My second visit to that place will depend upon circumstances which are not always under my controul; and probably will not admit it befor July or August.7

With these things be pleased to bring Fanny acquainted. Offer my love to her and the Children; my respects & good wishes to Mrs Bassett; and be assured of the esteem & regard with which I am—&ca &ca

Go: W——n

ALS (copy), CSmH; ADfS, NjMoHP; LB, DLC:GW. The ALS appears on the reverse side of GW to Frances Bassett Washington, 11 Mar. 1793.

1This letter and its enclosure have not been found.

2George Augustine Washington, GW’s nephew and former manager of Mount Vernon, died on 5 Feb. at Eltham, the estate of his father-in-law Burwell Bassett, Sr., in New Kent County, Virginia. For GW’s receipt of this news, see Martha Washington to Frances (“Fanny”) Bassett Washington, 18 Feb. 1793, in Fields, Papers of Martha Washington, description begins Joseph E. Fields, ed. “Worthy Partner”: The Papers of Martha Washington. Westport, Conn., and London, 1994. description ends 244.

3In the draft this phrase reads, “Condolence on your own late loss.”

4For the death of Burwell Bassett, Sr., on 4 Jan., see Henry Lee to GW, 6 Jan., and note 2.

5On the draft manuscript GW first wrote “Execution of the Will”; he then struck these words and wrote “management of the Estate” above the line.

6Fanny Bassett had married George Augustine Washington in 1785, and at the time of his death, they had three children—Anna Maria, George Fayette, and Charles Augustine. For her eventual decision to postpone the filing of her husband’s will, see Bassett to GW, 2 April.

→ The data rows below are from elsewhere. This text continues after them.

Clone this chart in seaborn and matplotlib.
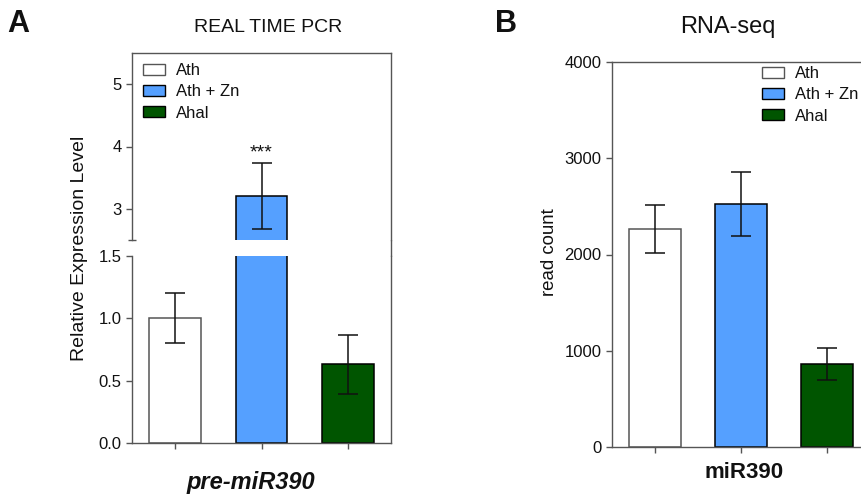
import matplotlib
matplotlib.use('Agg')
import matplotlib.pyplot as plt
import seaborn as sns
from matplotlib.patches import Patch
from matplotlib.lines import Line2D

# data
groups = ['Ath', 'Ath + Zn', 'Ahal']
colors = ['#FFFFFF', '#55A0FF', '#005500']
edges = ['#555555', '#000000', '#000000']

pcr_mean = [1.0, 3.2, 0.63]
pcr_err = [0.2, 0.53, 0.24]

rnaseq_mean = [2265, 2525, 862]
rnaseq_err = [250, 333, 167]

sns.set_style('ticks')
plt.rcParams['font.family'] = ['Liberation Sans', 'DejaVu Sans']
plt.rcParams['text.color'] = '#111111'
plt.rcParams['axes.edgecolor'] = '#555555'
plt.rcParams['xtick.color'] = '#555555'
plt.rcParams['ytick.color'] = '#555555'
plt.rcParams['xtick.labelcolor'] = '#111111'
plt.rcParams['ytick.labelcolor'] = '#111111'

W, H = 861, 495
fig = plt.figure(figsize=(W / 100, H / 100), dpi=100)


def box(left, right, top, bottom):
    return [left / W, 1 - bottom / H, (right - left) / W, (bottom - top) / H]


def fx(px):
    return px / W


def fy(py):
    return 1 - py / H


def draw_bars(ax, means, errs):
    sns.barplot(x=groups, y=means, hue=groups, palette=colors, width=0.6,
                saturation=1, errorbar=None, legend=False, ax=ax, linewidth=1.1)
    for cont, ec in zip(ax.containers, edges):
        for p in cont:
            p.set_edgecolor(ec)
    ax.errorbar(range(len(groups)), means, yerr=errs, fmt='none',
                ecolor='#111111', elinewidth=1.1, capsize=7.5, capthick=1.1)
    ax.set_xlim(-0.5, 2.5)
    ax.set_xticks(range(len(groups)))
    ax.set_xticklabels([])
    ax.set_xlabel('')
    ax.tick_params(axis='both', length=4, width=1, labelsize=12)


def add_legend(ax, x_px, y_px):
    handles = [Patch(facecolor=c, edgecolor=e, linewidth=1) for c, e in zip(colors, edges)]
    ax.legend(handles, groups, loc='upper left', bbox_to_anchor=(fx(x_px), fy(y_px)),
              bbox_transform=fig.transFigure, frameon=False, fontsize=12,
              borderpad=0, borderaxespad=0, handlelength=1.3, handleheight=0.62,
              handletextpad=0.7, labelspacing=0.38)


# Panel A: broken y axis
ax_top = fig.add_axes(box(132, 391, 53, 240))
ax_bot = fig.add_axes(box(132, 391, 256, 443))

draw_bars(ax_top, pcr_mean, pcr_err)
draw_bars(ax_bot, pcr_mean, pcr_err)

ax_top.set_ylim(2.5, 5.5)
ax_top.set_yticks([3, 4, 5])
ax_top.set_yticks([2.5], minor=True)
ax_top.tick_params(axis='y', which='minor', direction='inout', length=6, width=1)
ax_top.spines['bottom'].set_visible(False)
ax_top.tick_params(axis='x', bottom=False)

ax_bot.set_ylim(0, 1.5)
ax_bot.set_yticks([0.0, 0.5, 1.0, 1.5])
ax_bot.set_yticklabels(['0.0', '0.5', '1.0', '1.5'])
ax_bot.spines['top'].set_visible(False)

for a in (ax_top, ax_bot):
    for s in a.spines.values():
        s.set_linewidth(1)

# right spine continues across the break
fig.add_artist(Line2D([fx(391), fx(391)], [fy(240), fy(256)], color='#555555', lw=1))

ax_top.text(1, pcr_mean[1] + pcr_err[1] + 0.03, '***', ha='center', va='bottom',
            fontsize=14, color='#111111')

add_legend(ax_top, 143, 63)

fig.text(fx(79), fy(248), 'Relative Expression Level', rotation=90,
         ha='center', va='center', fontsize=14)
fig.text(fx(251), fy(483), 'pre-miR390', ha='center', va='center',
         fontsize=17, fontweight='bold', style='italic')
fig.text(fx(268), fy(28), 'REAL TIME PCR', ha='center', va='center', fontsize=14)
fig.text(fx(7), fy(24), 'A', ha='left', va='center', fontsize=22, fontweight='bold')

# Panel B
ax_b = fig.add_axes(box(612, 870, 62, 447))
draw_bars(ax_b, rnaseq_mean, rnaseq_err)
ax_b.set_ylim(0, 4000)
ax_b.set_yticks([0, 1000, 2000, 3000, 4000])
for s in ax_b.spines.values():
    s.set_linewidth(1)

add_legend(ax_b, 762, 66)

fig.text(fx(550), fy(252), 'read count', rotation=90,
         ha='center', va='center', fontsize=13.4)
fig.text(fx(744), fy(473), 'miR390', ha='center', va='center',
         fontsize=16, fontweight='bold')
fig.text(fx(728), fy(27), 'RNA-seq', ha='center', va='center', fontsize=17)
fig.text(fx(495), fy(24), 'B', ha='left', va='center', fontsize=22, fontweight='bold')

fig.savefig('out.png', dpi=100)
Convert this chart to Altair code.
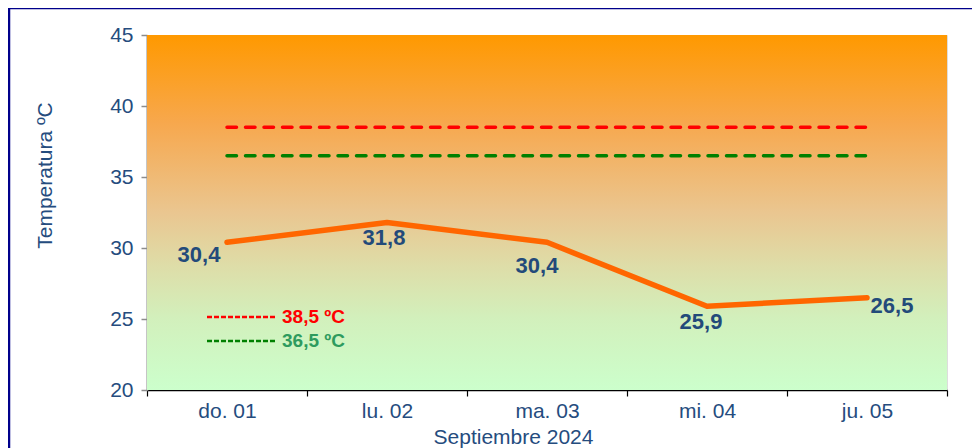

7In the draft GW struck out the rest of this sentence: “and may prevent it at that time.” GW was at Mount Vernon between 2 and 13 April. His next visit there began in late June (JPP, description begins Dorothy Twohig, ed. The Journal of the Proceedings of the President, 1793–1797. Charlottesville, Va., 1981. description ends 189). For Fanny’s plans to visit Mount Vernon in April, see her letter to GW of 5 March; Fanny Bassett Washington to Martha Washington, Mar. 1793, in Fields, Papers of Martha Washington, description begins Joseph E. Fields, ed. “Worthy Partner”: The Papers of Martha Washington. Westport, Conn., and London, 1994. description ends 247.